## Goal
Extract only the first line of the listing and every line after it up to and including the one with "const xTitle = 'RESOLUTION';". Omit the pictures.

## Data section
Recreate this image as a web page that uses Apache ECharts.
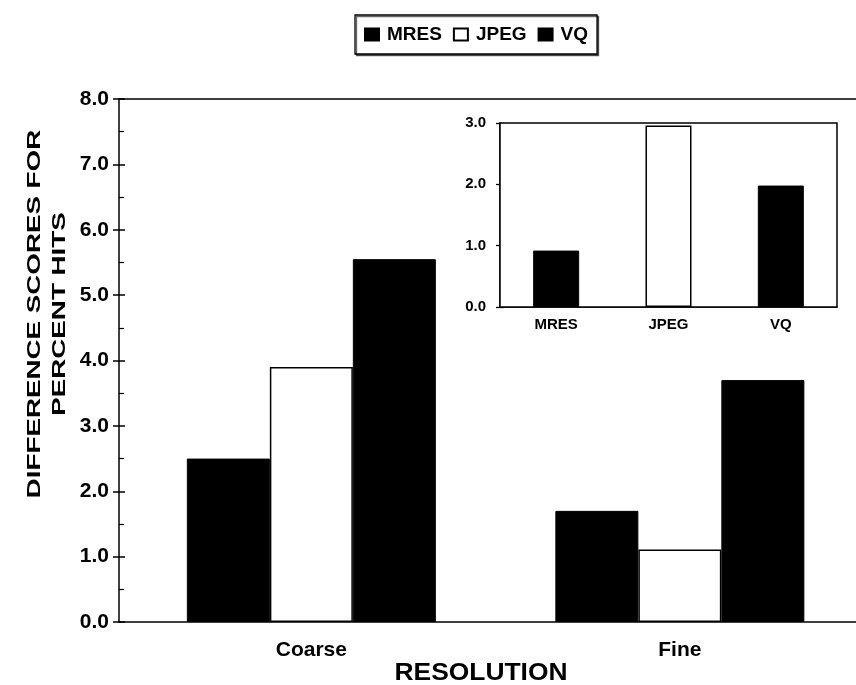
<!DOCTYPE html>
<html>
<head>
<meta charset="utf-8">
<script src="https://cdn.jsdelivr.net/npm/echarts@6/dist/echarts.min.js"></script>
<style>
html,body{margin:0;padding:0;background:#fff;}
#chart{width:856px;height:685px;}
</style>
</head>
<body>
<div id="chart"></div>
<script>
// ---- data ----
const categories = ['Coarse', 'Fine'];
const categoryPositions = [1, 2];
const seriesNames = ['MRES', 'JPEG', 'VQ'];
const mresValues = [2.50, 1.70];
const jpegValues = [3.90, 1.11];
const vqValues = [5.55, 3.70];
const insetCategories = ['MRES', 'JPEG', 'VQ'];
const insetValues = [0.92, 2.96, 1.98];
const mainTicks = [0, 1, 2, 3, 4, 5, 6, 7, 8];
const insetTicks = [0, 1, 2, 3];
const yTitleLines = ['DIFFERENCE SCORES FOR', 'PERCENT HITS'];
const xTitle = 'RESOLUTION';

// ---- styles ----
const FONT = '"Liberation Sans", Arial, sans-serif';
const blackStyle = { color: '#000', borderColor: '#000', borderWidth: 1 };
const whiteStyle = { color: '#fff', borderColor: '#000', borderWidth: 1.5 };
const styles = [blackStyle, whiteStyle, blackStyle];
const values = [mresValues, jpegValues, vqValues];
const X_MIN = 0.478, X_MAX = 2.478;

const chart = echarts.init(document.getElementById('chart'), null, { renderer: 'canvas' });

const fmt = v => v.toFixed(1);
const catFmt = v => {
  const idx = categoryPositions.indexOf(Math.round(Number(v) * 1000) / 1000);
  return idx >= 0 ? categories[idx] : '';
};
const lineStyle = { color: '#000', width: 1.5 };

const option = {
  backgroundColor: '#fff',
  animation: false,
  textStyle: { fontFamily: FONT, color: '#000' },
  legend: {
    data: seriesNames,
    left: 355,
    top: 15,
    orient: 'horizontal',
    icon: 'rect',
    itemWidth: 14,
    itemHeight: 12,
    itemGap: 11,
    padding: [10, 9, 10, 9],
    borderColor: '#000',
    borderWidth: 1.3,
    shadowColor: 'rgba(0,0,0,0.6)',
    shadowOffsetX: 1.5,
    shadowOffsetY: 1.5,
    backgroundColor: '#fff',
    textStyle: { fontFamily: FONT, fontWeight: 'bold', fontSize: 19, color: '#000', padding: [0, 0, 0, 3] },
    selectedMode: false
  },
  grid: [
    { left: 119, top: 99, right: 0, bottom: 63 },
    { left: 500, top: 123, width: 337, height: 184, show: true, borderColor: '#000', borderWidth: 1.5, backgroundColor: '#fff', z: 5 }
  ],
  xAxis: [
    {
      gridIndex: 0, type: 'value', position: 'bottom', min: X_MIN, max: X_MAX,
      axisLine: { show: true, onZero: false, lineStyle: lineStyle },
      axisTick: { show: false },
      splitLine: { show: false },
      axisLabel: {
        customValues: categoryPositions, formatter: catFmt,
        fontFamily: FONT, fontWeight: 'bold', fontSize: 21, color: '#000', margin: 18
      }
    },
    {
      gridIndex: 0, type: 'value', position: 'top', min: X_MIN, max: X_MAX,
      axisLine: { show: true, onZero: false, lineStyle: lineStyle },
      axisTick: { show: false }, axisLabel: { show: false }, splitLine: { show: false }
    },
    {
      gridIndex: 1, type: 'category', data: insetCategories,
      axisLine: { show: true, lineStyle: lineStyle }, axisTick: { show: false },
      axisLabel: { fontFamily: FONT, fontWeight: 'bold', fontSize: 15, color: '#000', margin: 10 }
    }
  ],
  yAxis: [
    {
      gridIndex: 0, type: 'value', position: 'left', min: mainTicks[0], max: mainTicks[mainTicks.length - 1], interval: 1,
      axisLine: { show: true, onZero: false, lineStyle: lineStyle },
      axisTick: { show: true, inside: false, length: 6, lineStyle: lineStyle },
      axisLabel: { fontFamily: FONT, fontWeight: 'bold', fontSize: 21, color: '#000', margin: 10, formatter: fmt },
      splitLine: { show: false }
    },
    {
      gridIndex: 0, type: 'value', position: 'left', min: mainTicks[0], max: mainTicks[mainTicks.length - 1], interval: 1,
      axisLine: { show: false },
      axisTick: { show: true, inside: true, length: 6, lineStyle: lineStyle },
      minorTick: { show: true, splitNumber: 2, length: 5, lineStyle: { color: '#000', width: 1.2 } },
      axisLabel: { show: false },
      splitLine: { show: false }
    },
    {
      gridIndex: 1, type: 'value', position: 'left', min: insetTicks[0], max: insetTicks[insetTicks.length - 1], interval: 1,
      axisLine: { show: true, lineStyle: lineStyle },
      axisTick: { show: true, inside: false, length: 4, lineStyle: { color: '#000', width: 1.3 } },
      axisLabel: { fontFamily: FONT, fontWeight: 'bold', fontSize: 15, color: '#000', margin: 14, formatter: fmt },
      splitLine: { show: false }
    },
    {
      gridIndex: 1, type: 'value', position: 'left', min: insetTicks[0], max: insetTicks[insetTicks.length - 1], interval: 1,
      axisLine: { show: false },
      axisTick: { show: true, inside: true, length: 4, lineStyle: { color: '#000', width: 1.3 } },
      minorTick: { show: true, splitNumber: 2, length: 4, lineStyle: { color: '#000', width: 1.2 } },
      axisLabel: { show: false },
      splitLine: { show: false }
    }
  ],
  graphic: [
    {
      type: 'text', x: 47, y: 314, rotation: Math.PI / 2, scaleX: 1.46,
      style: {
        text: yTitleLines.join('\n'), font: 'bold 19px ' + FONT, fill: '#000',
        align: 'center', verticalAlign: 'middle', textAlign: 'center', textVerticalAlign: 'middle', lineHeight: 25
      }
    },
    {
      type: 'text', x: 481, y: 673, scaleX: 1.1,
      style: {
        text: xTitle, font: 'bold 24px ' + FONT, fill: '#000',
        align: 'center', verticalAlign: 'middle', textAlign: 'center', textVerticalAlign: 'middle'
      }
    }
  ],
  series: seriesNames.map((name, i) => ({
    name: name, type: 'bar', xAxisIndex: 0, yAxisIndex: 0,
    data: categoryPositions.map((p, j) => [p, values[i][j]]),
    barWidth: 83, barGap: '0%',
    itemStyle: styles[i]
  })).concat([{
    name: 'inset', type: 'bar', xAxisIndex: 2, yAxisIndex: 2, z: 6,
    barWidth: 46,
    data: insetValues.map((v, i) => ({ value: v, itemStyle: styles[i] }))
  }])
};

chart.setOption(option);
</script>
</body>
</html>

## Exercise output
Recreate this image as a web page that uses Apache ECharts.
<!DOCTYPE html>
<html>
<head>
<meta charset="utf-8">
<script src="https://cdn.jsdelivr.net/npm/echarts@6/dist/echarts.min.js"></script>
<style>
html,body{margin:0;padding:0;background:#fff;}
#chart{width:856px;height:685px;}
</style>
</head>
<body>
<div id="chart"></div>
<script>
// ---- data ----
const categories = ['Coarse', 'Fine'];
const categoryPositions = [1, 2];
const seriesNames = ['MRES', 'JPEG', 'VQ'];
const mresValues = [2.50, 1.70];
const jpegValues = [3.90, 1.11];
const vqValues = [5.55, 3.70];
const insetCategories = ['MRES', 'JPEG', 'VQ'];
const insetValues = [0.92, 2.96, 1.98];
const mainTicks = [0, 1, 2, 3, 4, 5, 6, 7, 8];
const insetTicks = [0, 1, 2, 3];
const yTitleLines = ['DIFFERENCE SCORES FOR', 'PERCENT HITS'];
const xTitle = 'RESOLUTION';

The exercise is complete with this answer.